Here’s this mom, and this baby that she would have sleeping in a dresser drawer next to her bed so that she could keep an eye on the child. She would wake up multiple times throughout the night just to look at this baby, because she could never hear this little child cry or make noises during the middle of the night.
What a life changing experience for that mom, to actually hear her baby’s voice. Because there is nothing more heart touching or heart wrenching than to hear your own child cry that very first time, and for her to hear it when the child was a year old, that was pretty amazing.”
Examiner: “As a result of your contributions, thousands of individuals receive the ‘gift of sound’ and the potential to live normal lives. How does it feel to know that your efforts, coupled with those of the Starkey foundations brought joy to so many people in need?”
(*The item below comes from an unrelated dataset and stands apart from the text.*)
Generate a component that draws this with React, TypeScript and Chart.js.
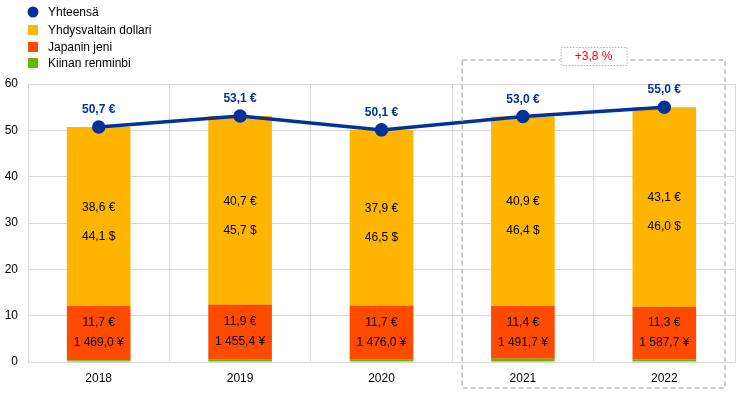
import React, { useEffect, useRef } from "react";
import { Chart, registerables } from "chart.js";

Chart.register(...registerables);

const years = ["2018", "2019", "2020", "2021", "2022"];
const totalEur = [50.7, 53.1, 50.1, 53.0, 55.0];
const usdEur = [38.6, 40.7, 37.9, 40.9, 43.1];
const jpyEur = [11.7, 11.9, 11.7, 11.4, 11.3];
const cnyEur = [0.4, 0.5, 0.5, 0.7, 0.6];
const usdNative = ["44,1 $", "45,7 $", "46,5 $", "46,4 $", "46,0 $"];
const jpyNative = ["1 469,0 ¥", "1 455,4 ¥", "1 476,0 ¥", "1 491,7 ¥", "1 587,7 ¥"];
const changeLabel = "+3,8 %";
const yTicks = [0, 10, 20, 30, 40, 50, 60];

const legendItems = [
  { label: "Yhteensä", color: "#003299", circle: true },
  { label: "Yhdysvaltain dollari", color: "#FFB400", circle: false },
  { label: "Japanin jeni", color: "#FF4B00", circle: false },
  { label: "Kiinan renminbi", color: "#65B800", circle: false },
];

const FONT = "Arial, 'Liberation Sans', sans-serif";
const fmt = (v: number) => v.toFixed(1).replace(".", ",") + " €";

const overlayPlugin = {
  id: "overlay",
  afterDraw(chart: any) {
    const ctx = chart.ctx as CanvasRenderingContext2D;
    const x = chart.scales.x;
    const y = chart.scales.y;
    ctx.save();
    // legend
    ctx.font = `12px ${FONT}`;
    ctx.textBaseline = "middle";
    ctx.textAlign = "left";
    const rows = [12, 30, 47, 63];
    legendItems.forEach((it, i) => {
      ctx.fillStyle = it.color;
      if (it.circle) {
        ctx.beginPath();
        ctx.arc(33, rows[i], 5.5, 0, Math.PI * 2);
        ctx.fill();
      } else {
        ctx.fillRect(28, rows[i] - 5, 10, 10);
      }
      ctx.fillStyle = "#000";
      ctx.fillText(it.label, 48, rows[i] + 1);
    });

    // bar labels
    ctx.textAlign = "center";
    ctx.fillStyle = "#000";
    ctx.font = `12px ${FONT}`;
    years.forEach((_, i) => {
      const cx = x.getPixelForValue(i);
      const base = cnyEur[i] + jpyEur[i];
      const yMid = y.getPixelForValue(base + usdEur[i] / 2);
      ctx.fillText(fmt(usdEur[i]), cx, yMid - 9);
      ctx.fillText(usdNative[i], cx, yMid + 20);
      const rMid = y.getPixelForValue(cnyEur[i] + jpyEur[i] / 2);
      ctx.fillText(fmt(jpyEur[i]), cx, rMid - 10);
      ctx.fillText(jpyNative[i], cx, rMid + 10);
      // total labels
      ctx.fillStyle = "#003299";
      ctx.font = `bold 12px ${FONT}`;
      ctx.fillText(fmt(totalEur[i]), cx, y.getPixelForValue(totalEur[i]) - 17);
      ctx.fillStyle = "#000";
      ctx.font = `12px ${FONT}`;
    });

    // dashed highlight box
    const step = x.getPixelForValue(1) - x.getPixelForValue(0);
    const left = x.getPixelForValue(3) - step / 2 + 10;
    const right = x.getPixelForValue(4) + step / 2 - 10;
    const top = chart.chartArea.top - 24;
    const bottom = chart.chartArea.bottom + 26;
    ctx.strokeStyle = "#bdbdbd";
    ctx.lineWidth = 1.5;
    ctx.setLineDash([5, 3]);
    ctx.strokeRect(left, top, right - left, bottom - top);
    // label box
    const mid = (x.getPixelForValue(3) + x.getPixelForValue(4)) / 2;
    const bw = 66;
    const bh = 18;
    ctx.setLineDash([1.5, 1.5]);
    ctx.lineWidth = 1;
    ctx.fillStyle = "#fff";
    ctx.fillRect(mid - bw / 2, top - bh / 2 - 4, bw, bh);
    ctx.strokeStyle = "#b0b0b0";
    ctx.strokeRect(mid - bw / 2 + 0.5, top - bh / 2 - 4 + 0.5, bw, bh);
    ctx.setLineDash([]);
    ctx.fillStyle = "#FF0000";
    ctx.font = `12px ${FONT}`;
    ctx.textBaseline = "middle";
    ctx.fillText(changeLabel, mid, top - 4 + 1);
    ctx.restore();
  },
};

export default function App() {
  const ref = useRef<HTMLCanvasElement>(null);
  useEffect(() => {
    document.body.style.margin = "0";
    const chart = new Chart(ref.current!, {
      data: {
        labels: years,
        datasets: [
          {
            type: "line",
            label: "Yhteensä",
            data: totalEur,
            borderColor: "#003299",
            backgroundColor: "#003299",
            borderWidth: 3.5,
            pointRadius: 5,
            pointHoverRadius: 5,
            stack: "total",
            order: 0,
          } as any,
          {
            type: "bar",
            label: "Kiinan renminbi",
            data: cnyEur,
            backgroundColor: "#65B800",
            stack: "bars",
            barPercentage: 0.9,
            categoryPercentage: 0.5,
            order: 1,
          },
          {
            type: "bar",
            label: "Japanin jeni",
            data: jpyEur,
            backgroundColor: "#FF4B00",
            stack: "bars",
            barPercentage: 0.9,
            categoryPercentage: 0.5,
            order: 1,
          },
          {
            type: "bar",
            label: "Yhdysvaltain dollari",
            data: usdEur,
            backgroundColor: "#FFB400",
            stack: "bars",
            barPercentage: 0.9,
            categoryPercentage: 0.5,
            order: 1,
          },
        ],
      },
      options: {
        animation: false,
        responsive: false,
        maintainAspectRatio: false,
        layout: { padding: { top: 84, right: 9, left: 0, bottom: 0 } },
        plugins: { legend: { display: false }, tooltip: { enabled: false } },
        scales: {
          x: {
            stacked: true,
            offset: true,
            grid: { offset: true, color: "#d9d9d9", lineWidth: 1, drawTicks: false },
            border: { color: "#d9d9d9" },
            ticks: { color: "#000", font: { family: FONT, size: 12 }, padding: 9 },
            afterFit: (s: any) => {
              s.height = 31;
            },
          },
          y: {
            stacked: true,
            min: 0,
            max: 60,
            afterBuildTicks: (s: any) => {
              s.ticks = yTicks.map((v) => ({ value: v }));
            },
            grid: { color: "#d9d9d9", lineWidth: 1, drawTicks: false },
            border: { display: false },
            ticks: { color: "#000", font: { family: FONT, size: 12 }, padding: 10 },
            afterFit: (s: any) => {
              s.width = 28;
            },
          },
        },
      },
      plugins: [overlayPlugin],
    });
    return () => chart.destroy();
  }, []);
  return (
    <div style={{ position: "absolute", left: 0, top: 0, width: 744, height: 393 }}>
      <canvas ref={ref} width={744} height={393} style={{ width: 744, height: 393 }} />
    </div>
  );
}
Glen Taylor: “In one sense that’s easy to answer, but in the other sense, it’s almost overwhelming. You have to start with thinking that God gave you a gift, in this case, the chance to earn money. Now that you can use that in the world to help so many people that are in need is almost overwhelming. You want to use it wisely, and it’s really important.
There are so many people that come to us and ask us for donations to help. I think what is so important with Starkey is that we are there on location, and actually can see who’s getting the assistance, and the immediate impact it can have on a person’s life. Becky gave you one example, but we got a thousand stories like that one.
To see it in person, (pause) it’s very emotional, it’s very rewarding. We are religious people so we feel like we are doing what’s meant to be done, but we don’t just take it for granted, we feel really honored that we are in this position to help people.”